Pat Silver paints two possible scenarios for collecting unpaid medical bills.
In scenario one, a big guy named Bruno has tracked you down and knocks on your door, demanding payment. You have no insurance, and you tell him you can't pay it. You soon change your address.
In scenario two, a social worker comes to the door and explains how you might qualify for state or federal health insurance programs, Medi-Cal or Medicare. The social worker helps you find your birth certificate and other needed records, helps fill out the 15-page form and arranges transportation to the required in-person interview needed to qualify for Medi-Cal.
Silver's company, Silver Hospital Services in Orange, once used the first collection method. When she switched to the second, the number of cases she was able to collect on improved from about 50% to 91%.
That's a nice percentage from the hospital's perspective. One of Silver's clients, Huntington Memorial Hospital in Pasadena, began handing over cases to her about seven months ago. In that time, Huntington Memorial has begun receiving Medi-Cal payments on $433,300 worth of bills. It paid $11,597 to Silver for that service. Silver charges $60 a day, or a $240 minimum, for each case.
Without Silver, the $433,300 "would have been written off to charity," said Pat Watson, credit manager for Huntington Memorial.
Watson is also pleased with the image Silver's service presents on behalf of her hospital.
"They've got a lot of compassion," Watson said. "It's not just money, money, money."
In the past, when she could, Watson drove out to patients' homes herself after work, even though that was not part of her job. She didn't know that anything like Silver's company existed. Of course, there are more standard collection agencies. What makes Silver's company unusual is that she hires trained social workers instead of collection agents.
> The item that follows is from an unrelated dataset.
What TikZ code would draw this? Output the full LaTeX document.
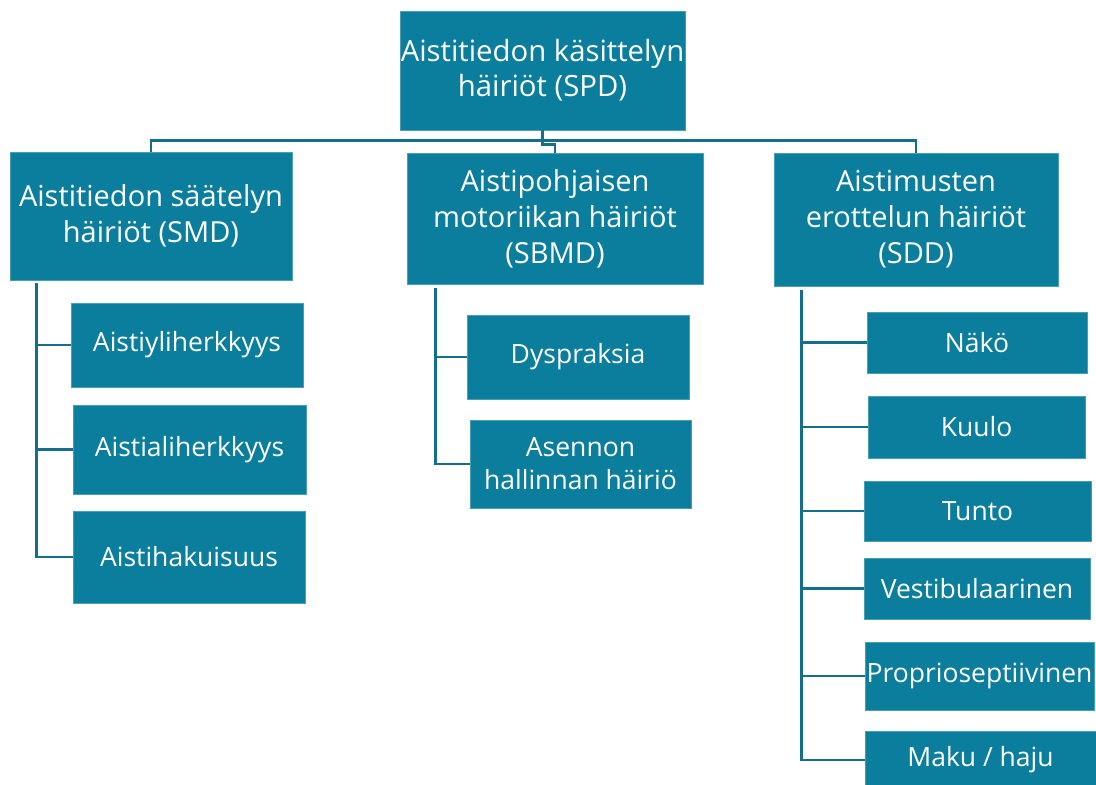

One other Orange County company, Syndicated Office Systems in Orange, has a similar employment policy: it hires former welfare workers.
Silver said the idea of hiring social workers came to her by accident. She placed a "help wanted" ad describing the job's duties and a social worker applied.
"That's when I realized there were people pretty specifically trained to do this work," Silver said. "And it's nice that they come with a concept of this being a profession, not a job. Their orientation is to families; they're more proactive."
Silver employs seven people and works with four hospitals--Huntington Memorial, Loma Linda University Medical Center, Loma Linda Community Hospital and Pioneer Hospital in Artesia.
The Medi-Cal qualification process is difficult even if you are an adult, are fluent in English and have use of a car. Take away any one of those elements, and the difficulty increases.
The patients whose names end up on Silver's desk have almost always entered the health care system through the emergency room. Some are Mexican citizens who cross the border for health care, then go home. Silver says she can trace them through family members here, usually.
Other patients are young, unwed mothers. Or they have AIDS and have maxxed out their medical insurance. Some have pre-existing medical conditions, and private insurance companies will not insure them. Some are under arrest when they enter thehospital and go to jail after they aredischarged.
Sometimes they don't know that they can qualify for government assistance. Other times, as in the case of the young mothers or the dying AIDS patients, paying the doctor's bill is low on their list of priorities.
Silver's husband, who was a private investigator, started the company with a colleague in 1976. Silver handled the office paperwork. They believed that their training in finding people would be a valuable service, and they worked for Long Beach Memorial Medical Center exclusively for years.
Silver's husband died in 1984, the colleague left, and she took over the business. Last year, in 1991, she handled 207 accounts and had revenue of $290,000. In January, she hired a director of account development, Joanne LaPointe, to increase the number of hospitals they serve.
"It's been easy to find hospitals that think the way we do about taking the humane approach," said LaPointe, whose background is in sales and marketing to hospitals. "The trick is locating the right person and getting past the secretary."